If you receive correspondence, open it right away while there is still time to do something about it.
Most of the time correspondence from the IRS is no big deal – you forgot to report some investment income, or you made an estimated tax payment a little later than your were supposed to so you owe some interest.
Honestly, I can’t think of many things you should be worried about when the IRS comes a-callin unless…..
- You’re a crook and you know it
- You don’t have advisers or you don’t listen to them
- Someone was feeding you a line that was to good to be true. Wesley Snipes is a good example of what not to believe. Mr Snipes failed to file several years of tax returns based on the advice of shyster tax preparer and is now serving time in jail.
Getting a letter from the IRS informing you of an audit of your tax return can be distressing. And let’s face it, even if you did everything hunky dory, it can be costly to have someone represent you.
There are things you can do ahead of time to help mitigate the cost of an audit should you win that lottery.
- Choose the right tax preparer. Do your research and make sure they are qualified to help you
- Have your accountant look over your accounting records before the end of each tax year.
- If you have a business, make sure you give details of your accounting transactions to your preparer. (full general ledger detail)

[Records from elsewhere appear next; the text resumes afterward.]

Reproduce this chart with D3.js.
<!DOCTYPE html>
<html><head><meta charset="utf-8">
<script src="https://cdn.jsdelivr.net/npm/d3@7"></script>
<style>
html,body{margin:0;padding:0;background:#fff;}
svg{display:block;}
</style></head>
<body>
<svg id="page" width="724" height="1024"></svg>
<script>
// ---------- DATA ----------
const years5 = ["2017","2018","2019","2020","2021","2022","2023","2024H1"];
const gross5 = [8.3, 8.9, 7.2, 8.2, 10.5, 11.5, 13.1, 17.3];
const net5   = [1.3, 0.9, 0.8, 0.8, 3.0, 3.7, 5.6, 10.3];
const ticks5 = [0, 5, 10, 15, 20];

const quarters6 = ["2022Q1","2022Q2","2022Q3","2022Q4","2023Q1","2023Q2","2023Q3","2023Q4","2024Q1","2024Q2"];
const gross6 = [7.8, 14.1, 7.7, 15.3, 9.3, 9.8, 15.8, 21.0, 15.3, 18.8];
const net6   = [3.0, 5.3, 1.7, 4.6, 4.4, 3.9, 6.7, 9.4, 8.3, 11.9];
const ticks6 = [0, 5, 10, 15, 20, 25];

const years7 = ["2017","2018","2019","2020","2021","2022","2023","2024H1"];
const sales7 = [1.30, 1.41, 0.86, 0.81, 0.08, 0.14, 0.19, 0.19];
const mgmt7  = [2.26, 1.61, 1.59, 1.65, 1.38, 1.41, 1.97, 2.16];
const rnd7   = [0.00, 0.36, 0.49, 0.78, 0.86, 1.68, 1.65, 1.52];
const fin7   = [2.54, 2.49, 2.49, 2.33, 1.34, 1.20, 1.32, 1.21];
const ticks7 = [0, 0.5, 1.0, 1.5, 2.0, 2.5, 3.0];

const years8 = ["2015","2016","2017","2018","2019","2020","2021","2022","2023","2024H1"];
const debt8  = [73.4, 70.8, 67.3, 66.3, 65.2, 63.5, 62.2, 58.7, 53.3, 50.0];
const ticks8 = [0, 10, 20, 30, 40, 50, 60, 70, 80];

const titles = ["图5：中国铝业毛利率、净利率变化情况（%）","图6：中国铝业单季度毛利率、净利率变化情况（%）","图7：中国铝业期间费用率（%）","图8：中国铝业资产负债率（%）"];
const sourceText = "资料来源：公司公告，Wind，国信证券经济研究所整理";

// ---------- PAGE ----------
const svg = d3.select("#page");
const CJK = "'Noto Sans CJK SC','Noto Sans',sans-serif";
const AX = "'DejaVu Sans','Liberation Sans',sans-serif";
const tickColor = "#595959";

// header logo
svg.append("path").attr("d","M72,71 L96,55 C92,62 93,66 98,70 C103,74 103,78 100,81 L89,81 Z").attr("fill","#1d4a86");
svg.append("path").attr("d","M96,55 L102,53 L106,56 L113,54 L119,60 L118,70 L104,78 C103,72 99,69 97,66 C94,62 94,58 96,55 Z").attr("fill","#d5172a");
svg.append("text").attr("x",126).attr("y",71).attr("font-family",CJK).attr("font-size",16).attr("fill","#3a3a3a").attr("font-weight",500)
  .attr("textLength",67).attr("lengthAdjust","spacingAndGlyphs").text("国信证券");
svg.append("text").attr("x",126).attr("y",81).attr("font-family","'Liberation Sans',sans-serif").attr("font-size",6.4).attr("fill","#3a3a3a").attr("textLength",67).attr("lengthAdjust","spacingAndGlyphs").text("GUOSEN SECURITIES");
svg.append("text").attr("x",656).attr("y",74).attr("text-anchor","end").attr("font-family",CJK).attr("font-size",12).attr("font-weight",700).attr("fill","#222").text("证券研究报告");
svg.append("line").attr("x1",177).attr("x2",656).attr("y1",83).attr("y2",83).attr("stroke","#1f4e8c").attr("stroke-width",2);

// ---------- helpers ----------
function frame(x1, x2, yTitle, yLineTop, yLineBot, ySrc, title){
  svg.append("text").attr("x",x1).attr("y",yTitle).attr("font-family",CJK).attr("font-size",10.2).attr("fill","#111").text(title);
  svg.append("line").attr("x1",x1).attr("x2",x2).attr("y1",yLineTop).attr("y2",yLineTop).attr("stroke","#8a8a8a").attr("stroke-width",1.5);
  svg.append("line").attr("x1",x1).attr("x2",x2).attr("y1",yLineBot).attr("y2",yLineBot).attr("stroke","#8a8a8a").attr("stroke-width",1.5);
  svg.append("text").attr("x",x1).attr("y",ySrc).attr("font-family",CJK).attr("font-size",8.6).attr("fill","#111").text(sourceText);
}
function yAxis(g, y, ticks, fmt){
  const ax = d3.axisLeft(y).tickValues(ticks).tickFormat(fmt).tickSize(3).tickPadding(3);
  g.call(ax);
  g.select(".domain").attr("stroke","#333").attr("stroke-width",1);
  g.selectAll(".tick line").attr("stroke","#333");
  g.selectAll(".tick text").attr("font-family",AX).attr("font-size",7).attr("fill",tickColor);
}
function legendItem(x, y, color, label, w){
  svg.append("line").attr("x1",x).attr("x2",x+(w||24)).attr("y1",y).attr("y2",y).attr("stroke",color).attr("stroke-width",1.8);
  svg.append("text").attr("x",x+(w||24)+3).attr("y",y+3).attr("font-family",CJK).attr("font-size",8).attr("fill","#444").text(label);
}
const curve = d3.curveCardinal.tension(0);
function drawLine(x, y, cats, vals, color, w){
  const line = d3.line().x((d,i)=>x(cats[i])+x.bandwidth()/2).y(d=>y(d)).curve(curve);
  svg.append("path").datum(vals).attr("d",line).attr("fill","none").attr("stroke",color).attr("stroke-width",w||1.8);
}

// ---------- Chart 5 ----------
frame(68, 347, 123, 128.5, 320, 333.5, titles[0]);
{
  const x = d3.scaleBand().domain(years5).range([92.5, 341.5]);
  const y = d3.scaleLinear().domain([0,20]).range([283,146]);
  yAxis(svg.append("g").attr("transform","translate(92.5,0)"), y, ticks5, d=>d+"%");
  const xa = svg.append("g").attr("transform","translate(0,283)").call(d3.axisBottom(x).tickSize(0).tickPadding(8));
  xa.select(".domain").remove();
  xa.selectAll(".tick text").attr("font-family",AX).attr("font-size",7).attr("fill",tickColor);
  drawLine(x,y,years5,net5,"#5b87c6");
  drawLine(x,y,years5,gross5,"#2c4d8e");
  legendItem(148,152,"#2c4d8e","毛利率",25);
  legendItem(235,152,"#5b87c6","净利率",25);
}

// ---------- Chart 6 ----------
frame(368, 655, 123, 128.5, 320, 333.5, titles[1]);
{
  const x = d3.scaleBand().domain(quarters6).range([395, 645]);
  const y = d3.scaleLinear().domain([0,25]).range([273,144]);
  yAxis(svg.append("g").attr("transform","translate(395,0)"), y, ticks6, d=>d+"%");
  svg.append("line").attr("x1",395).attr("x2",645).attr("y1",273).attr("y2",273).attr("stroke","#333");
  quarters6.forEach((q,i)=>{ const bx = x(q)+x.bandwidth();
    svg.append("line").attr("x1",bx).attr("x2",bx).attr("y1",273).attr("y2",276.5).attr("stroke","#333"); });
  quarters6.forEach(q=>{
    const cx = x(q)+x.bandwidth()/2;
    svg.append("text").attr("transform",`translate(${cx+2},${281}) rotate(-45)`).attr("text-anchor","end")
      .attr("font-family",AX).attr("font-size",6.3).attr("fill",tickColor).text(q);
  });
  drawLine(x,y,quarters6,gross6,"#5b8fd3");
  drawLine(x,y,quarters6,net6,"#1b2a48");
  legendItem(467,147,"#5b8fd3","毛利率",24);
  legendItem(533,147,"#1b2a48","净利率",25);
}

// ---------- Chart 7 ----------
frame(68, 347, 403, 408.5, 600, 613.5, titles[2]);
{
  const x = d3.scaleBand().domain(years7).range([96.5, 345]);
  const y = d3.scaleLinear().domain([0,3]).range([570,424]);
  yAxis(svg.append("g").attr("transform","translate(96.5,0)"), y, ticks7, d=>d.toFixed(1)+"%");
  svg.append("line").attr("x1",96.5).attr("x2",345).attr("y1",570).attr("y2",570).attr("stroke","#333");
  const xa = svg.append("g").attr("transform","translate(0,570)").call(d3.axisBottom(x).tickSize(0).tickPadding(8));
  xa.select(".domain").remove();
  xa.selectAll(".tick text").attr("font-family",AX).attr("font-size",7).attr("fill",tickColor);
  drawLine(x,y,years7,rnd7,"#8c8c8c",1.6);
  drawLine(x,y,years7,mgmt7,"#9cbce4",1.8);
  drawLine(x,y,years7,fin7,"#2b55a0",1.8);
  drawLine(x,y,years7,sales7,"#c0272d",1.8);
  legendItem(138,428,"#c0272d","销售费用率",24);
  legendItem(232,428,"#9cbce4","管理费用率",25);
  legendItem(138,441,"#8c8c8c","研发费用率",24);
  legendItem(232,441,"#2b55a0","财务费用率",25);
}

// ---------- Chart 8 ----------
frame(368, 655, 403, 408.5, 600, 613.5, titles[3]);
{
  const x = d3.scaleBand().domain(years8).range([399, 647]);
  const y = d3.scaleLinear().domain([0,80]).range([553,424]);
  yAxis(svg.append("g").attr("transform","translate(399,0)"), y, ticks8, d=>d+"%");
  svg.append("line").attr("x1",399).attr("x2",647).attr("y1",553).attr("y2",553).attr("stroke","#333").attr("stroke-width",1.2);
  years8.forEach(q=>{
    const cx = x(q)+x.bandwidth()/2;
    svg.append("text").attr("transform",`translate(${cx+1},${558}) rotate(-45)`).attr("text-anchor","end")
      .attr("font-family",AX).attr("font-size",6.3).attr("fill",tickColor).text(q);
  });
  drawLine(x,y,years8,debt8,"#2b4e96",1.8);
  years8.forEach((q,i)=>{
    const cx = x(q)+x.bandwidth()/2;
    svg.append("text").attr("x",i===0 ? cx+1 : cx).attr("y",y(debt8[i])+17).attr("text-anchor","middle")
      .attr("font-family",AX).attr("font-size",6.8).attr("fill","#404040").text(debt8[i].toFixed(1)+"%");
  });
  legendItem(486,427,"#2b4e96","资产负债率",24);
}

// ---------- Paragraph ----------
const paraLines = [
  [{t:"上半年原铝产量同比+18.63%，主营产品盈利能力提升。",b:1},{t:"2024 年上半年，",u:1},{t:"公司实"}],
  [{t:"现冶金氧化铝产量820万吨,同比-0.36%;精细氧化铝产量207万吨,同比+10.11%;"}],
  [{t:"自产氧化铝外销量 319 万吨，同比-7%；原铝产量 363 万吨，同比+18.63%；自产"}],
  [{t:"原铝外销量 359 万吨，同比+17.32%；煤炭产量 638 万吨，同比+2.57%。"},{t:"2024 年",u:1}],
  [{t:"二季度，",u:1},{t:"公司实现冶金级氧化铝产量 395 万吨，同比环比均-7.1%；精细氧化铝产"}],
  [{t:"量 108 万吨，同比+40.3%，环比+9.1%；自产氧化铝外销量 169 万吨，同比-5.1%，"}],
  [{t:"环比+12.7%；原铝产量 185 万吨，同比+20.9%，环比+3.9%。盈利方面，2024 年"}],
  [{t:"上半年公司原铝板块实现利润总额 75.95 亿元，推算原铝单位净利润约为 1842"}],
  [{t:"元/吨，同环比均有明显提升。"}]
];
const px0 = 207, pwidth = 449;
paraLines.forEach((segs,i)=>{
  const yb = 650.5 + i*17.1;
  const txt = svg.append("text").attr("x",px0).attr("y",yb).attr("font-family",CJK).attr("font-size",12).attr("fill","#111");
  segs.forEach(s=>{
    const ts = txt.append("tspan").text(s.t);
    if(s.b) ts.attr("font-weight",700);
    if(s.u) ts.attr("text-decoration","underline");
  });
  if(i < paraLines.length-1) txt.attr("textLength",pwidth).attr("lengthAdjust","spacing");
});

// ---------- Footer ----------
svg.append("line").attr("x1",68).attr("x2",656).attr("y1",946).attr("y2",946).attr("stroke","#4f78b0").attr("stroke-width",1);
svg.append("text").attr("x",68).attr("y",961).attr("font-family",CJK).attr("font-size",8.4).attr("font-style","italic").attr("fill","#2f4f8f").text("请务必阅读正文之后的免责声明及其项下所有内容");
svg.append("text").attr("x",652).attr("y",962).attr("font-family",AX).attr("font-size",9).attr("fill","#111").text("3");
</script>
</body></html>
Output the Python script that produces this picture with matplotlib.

- Do some tax planning with your tax professional
- Keep records of your income and deductions organized and easy to find
- During the audit process – provide your representative the requested information timely and as organized as possible. Messy records are not going to help you and will likely drive up the cost of the audit.
The IRS published the following points they think you should know if you receive a notice.
- Don’t panic. Many of these letters can be dealt with simply and painlessly.
- There are number of reasons the IRS sends notices to taxpayers. The notice may request payment of taxes, notify you of a change to your account or request additional information. The notice you receive normally covers a very specific issue about your account or tax return.
- Each letter and notice offers specific instructions on what you need to do to satisfy the inquiry.
- If you receive a correction notice, you should review the correspondence and compare it with the information on your return.
- If you agree with the correction to your account, usually no reply is necessary unless a payment is due.
- If you do not agree with the correction the IRS made, it is important that you respond as requested. Write to explain why you disagree. Include any documents and information you wish the IRS to consider, along with the bottom tear-off portion of the notice. Mail the information to the IRS address shown in the lower left part of the notice. Allow at least 30 days for a response.
- Most correspondence can be handled without calling or visiting an IRS office. However, if you have questions, call the telephone number in the upper right corner of the notice. Have a copy of your tax return and the correspondence available when you call.
- It’s important that you keep copies of any correspondence with your records.